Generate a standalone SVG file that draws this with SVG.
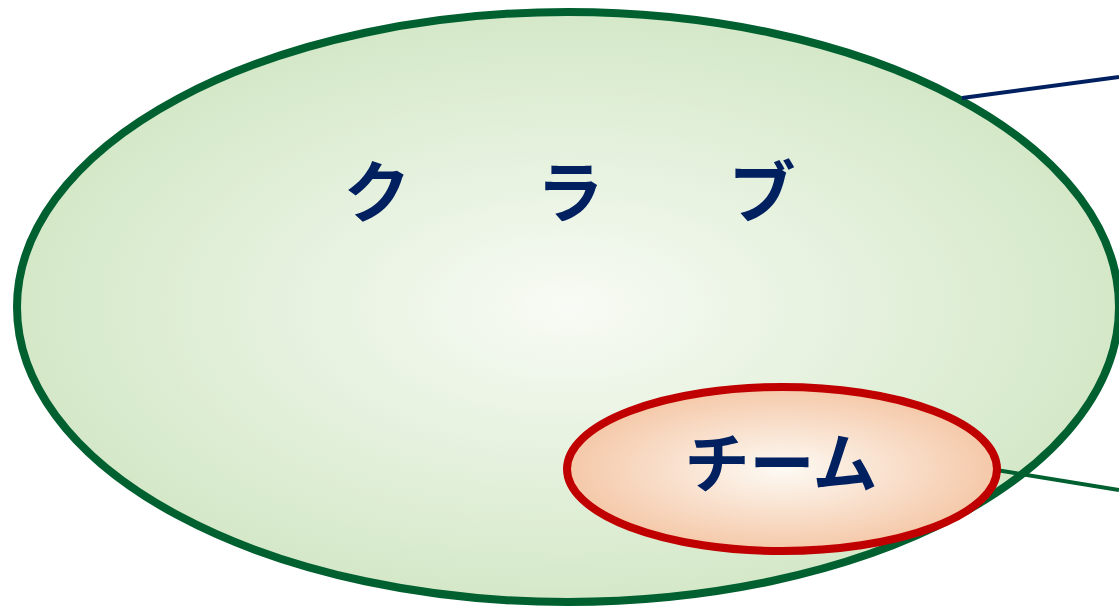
<svg xmlns="http://www.w3.org/2000/svg" width="1119" height="610" viewBox="0 0 1119 610">
<defs>
<radialGradient id="gClub" cx="50%" cy="50%" r="50%">
<stop offset="0" stop-color="#f8fbf5"/>
<stop offset="1" stop-color="#d4e8c8"/>
</radialGradient>
<radialGradient id="gTeam" cx="50%" cy="50%" r="50%">
<stop offset="0" stop-color="#fdfaf4"/>
<stop offset="1" stop-color="#f5c8a8"/>
</radialGradient>
</defs>
<style>
.lbl{font-family:"Noto Sans CJK JP","Noto Sans",sans-serif;font-weight:bold;fill:#002060;text-anchor:middle;dominant-baseline:central}
</style>
<g id="club">
<ellipse cx="568" cy="307" rx="551" ry="295" fill="url(#gClub)" stroke="#006030" stroke-width="8"/>
<text class="lbl" x="377" y="187" font-size="67">ク</text>
<text class="lbl" x="570" y="187" font-size="67">ラ</text>
<text class="lbl" x="762" y="187" font-size="67">ブ</text>
</g>
<g id="connectors">
<line x1="962" y1="98" x2="1119" y2="77" stroke="#002060" stroke-width="4"/>
<line x1="990" y1="469" x2="1119" y2="490" stroke="#006030" stroke-width="4"/>
</g>
<g id="team">
<ellipse cx="782" cy="469" rx="215" ry="82" fill="url(#gTeam)" stroke="#c00000" stroke-width="8"/>
<text class="lbl" x="781" y="459" font-size="65">チーム</text>
</g>
</svg>
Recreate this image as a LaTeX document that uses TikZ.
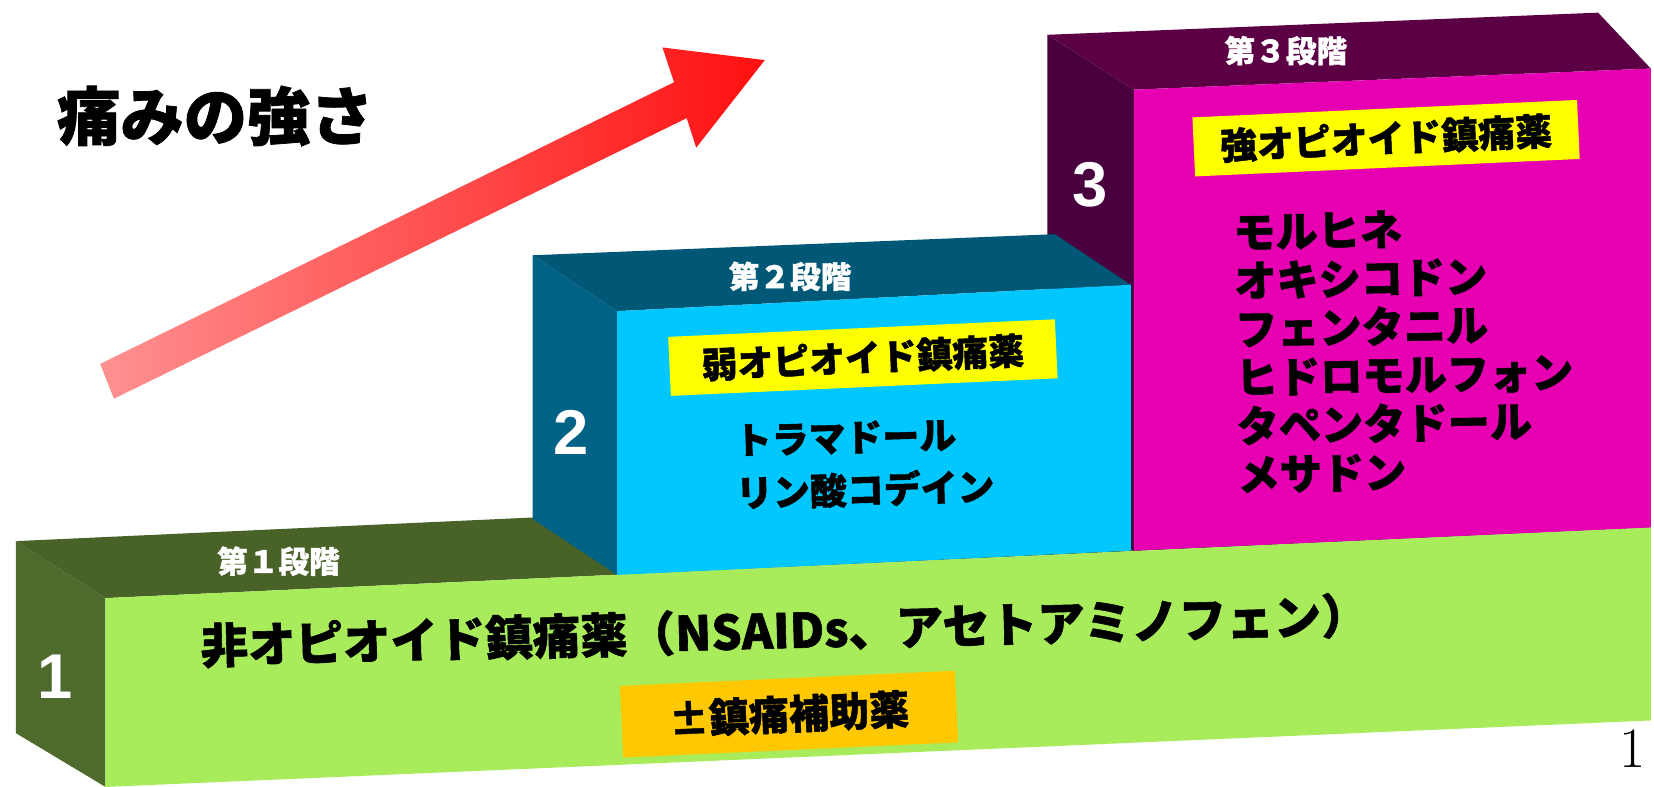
§ §
DIRECTIONS -
In the records above, collect each line with "that".

ANSWER FOR THE TASK -
Generate a standalone SVG file that draws this with SVG.
Recreate this image as a LaTeX document that uses TikZ.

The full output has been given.